Short problem — Exactly retype the lines from the top of the data through the line containing "from matplotlib.patches import Patch", leaving out every picture.

Information provided —
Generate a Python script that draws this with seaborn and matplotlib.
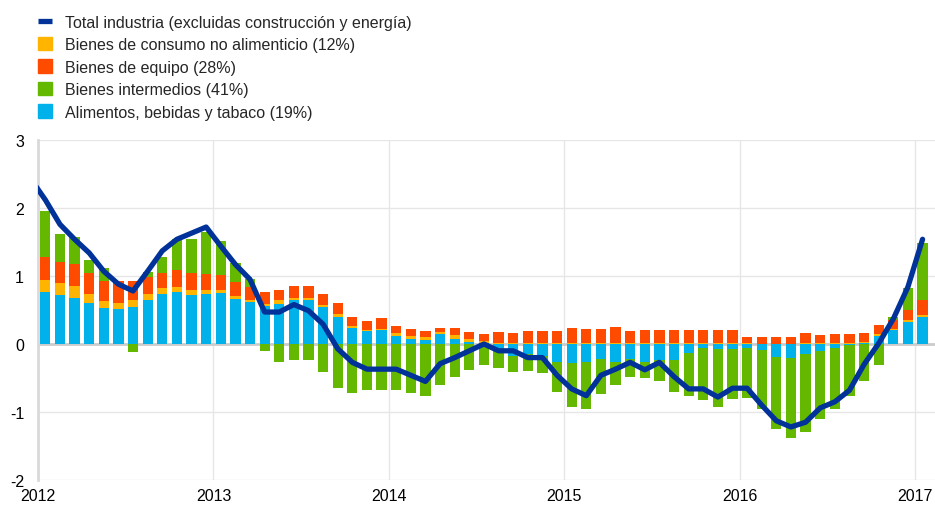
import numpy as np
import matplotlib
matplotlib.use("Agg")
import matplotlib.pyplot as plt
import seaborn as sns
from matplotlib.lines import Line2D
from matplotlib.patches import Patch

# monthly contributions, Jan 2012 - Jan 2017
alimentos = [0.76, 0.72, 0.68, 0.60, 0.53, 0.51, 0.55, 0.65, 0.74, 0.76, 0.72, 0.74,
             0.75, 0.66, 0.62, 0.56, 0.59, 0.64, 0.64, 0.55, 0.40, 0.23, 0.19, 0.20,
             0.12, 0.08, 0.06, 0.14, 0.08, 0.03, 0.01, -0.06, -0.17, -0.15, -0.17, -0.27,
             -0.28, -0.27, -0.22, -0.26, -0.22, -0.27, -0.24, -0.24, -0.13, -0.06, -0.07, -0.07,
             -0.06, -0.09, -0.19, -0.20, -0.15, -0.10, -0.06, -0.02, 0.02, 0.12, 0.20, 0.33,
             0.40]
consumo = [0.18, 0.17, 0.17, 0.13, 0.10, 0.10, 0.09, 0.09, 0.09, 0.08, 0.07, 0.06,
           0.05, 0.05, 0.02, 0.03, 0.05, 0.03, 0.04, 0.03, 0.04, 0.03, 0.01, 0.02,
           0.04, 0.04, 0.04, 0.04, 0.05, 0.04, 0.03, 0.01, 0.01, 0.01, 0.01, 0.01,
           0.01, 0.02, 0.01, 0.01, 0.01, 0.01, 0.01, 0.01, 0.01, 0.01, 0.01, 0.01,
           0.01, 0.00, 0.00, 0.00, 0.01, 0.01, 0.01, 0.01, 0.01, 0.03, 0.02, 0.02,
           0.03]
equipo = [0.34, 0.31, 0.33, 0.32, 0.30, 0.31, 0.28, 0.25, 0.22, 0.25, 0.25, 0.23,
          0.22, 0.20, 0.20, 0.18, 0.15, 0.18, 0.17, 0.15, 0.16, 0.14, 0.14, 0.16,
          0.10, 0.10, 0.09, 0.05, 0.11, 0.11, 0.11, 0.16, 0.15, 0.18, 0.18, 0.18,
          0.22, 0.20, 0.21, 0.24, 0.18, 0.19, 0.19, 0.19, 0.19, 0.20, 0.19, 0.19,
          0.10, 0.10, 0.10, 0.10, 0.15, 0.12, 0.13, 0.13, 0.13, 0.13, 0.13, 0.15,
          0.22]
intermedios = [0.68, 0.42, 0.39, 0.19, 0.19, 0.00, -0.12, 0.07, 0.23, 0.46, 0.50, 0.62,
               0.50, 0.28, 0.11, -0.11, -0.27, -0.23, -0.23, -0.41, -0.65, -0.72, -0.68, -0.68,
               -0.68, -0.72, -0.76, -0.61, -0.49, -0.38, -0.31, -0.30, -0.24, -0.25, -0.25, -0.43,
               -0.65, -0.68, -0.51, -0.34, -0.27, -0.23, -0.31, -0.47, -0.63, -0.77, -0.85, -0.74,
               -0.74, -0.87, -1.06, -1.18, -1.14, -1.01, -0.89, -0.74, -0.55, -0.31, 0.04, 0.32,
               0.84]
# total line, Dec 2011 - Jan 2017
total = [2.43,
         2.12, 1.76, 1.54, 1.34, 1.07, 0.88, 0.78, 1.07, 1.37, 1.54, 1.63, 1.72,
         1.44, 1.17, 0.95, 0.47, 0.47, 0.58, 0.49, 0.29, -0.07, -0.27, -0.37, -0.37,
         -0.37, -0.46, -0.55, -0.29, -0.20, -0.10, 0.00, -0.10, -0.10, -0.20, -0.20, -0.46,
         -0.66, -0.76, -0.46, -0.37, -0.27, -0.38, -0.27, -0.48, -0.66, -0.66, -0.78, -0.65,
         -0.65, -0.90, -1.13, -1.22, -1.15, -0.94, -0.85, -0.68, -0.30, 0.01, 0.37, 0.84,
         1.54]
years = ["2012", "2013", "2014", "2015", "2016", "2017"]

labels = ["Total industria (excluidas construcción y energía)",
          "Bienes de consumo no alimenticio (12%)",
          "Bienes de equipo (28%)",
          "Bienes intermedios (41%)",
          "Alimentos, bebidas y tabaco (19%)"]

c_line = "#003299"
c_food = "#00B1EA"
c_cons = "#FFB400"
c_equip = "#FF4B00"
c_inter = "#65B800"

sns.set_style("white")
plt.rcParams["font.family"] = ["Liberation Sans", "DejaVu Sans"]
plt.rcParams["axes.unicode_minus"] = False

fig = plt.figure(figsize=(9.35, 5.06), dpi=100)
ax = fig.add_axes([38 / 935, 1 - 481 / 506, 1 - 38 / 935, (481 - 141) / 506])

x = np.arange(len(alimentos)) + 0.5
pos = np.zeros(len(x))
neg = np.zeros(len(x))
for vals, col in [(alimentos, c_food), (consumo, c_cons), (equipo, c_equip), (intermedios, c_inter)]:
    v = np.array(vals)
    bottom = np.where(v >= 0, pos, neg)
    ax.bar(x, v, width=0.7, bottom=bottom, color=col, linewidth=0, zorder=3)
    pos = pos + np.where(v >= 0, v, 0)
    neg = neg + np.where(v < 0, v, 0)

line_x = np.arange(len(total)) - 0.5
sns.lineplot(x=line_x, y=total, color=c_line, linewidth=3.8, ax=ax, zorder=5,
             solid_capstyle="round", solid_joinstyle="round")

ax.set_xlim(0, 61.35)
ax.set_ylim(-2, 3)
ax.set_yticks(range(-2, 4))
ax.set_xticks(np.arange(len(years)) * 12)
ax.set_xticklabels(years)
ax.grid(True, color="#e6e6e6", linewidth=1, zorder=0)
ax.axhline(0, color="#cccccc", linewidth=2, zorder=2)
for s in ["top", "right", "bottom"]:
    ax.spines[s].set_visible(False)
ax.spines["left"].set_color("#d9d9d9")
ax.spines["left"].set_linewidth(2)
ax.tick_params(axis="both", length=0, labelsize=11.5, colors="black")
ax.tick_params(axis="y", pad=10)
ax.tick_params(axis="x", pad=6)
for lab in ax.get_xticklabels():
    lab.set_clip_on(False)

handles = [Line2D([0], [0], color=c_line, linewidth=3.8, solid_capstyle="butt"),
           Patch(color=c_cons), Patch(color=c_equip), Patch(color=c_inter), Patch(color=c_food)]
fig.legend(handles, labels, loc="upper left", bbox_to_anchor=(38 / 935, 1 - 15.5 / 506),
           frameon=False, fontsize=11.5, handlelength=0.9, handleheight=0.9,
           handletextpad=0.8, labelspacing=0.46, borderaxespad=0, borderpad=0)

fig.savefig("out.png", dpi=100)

Full answer —
Generate a Python script that draws this with seaborn and matplotlib.
import numpy as np
import matplotlib
matplotlib.use("Agg")
import matplotlib.pyplot as plt
import seaborn as sns
from matplotlib.lines import Line2D
from matplotlib.patches import Patch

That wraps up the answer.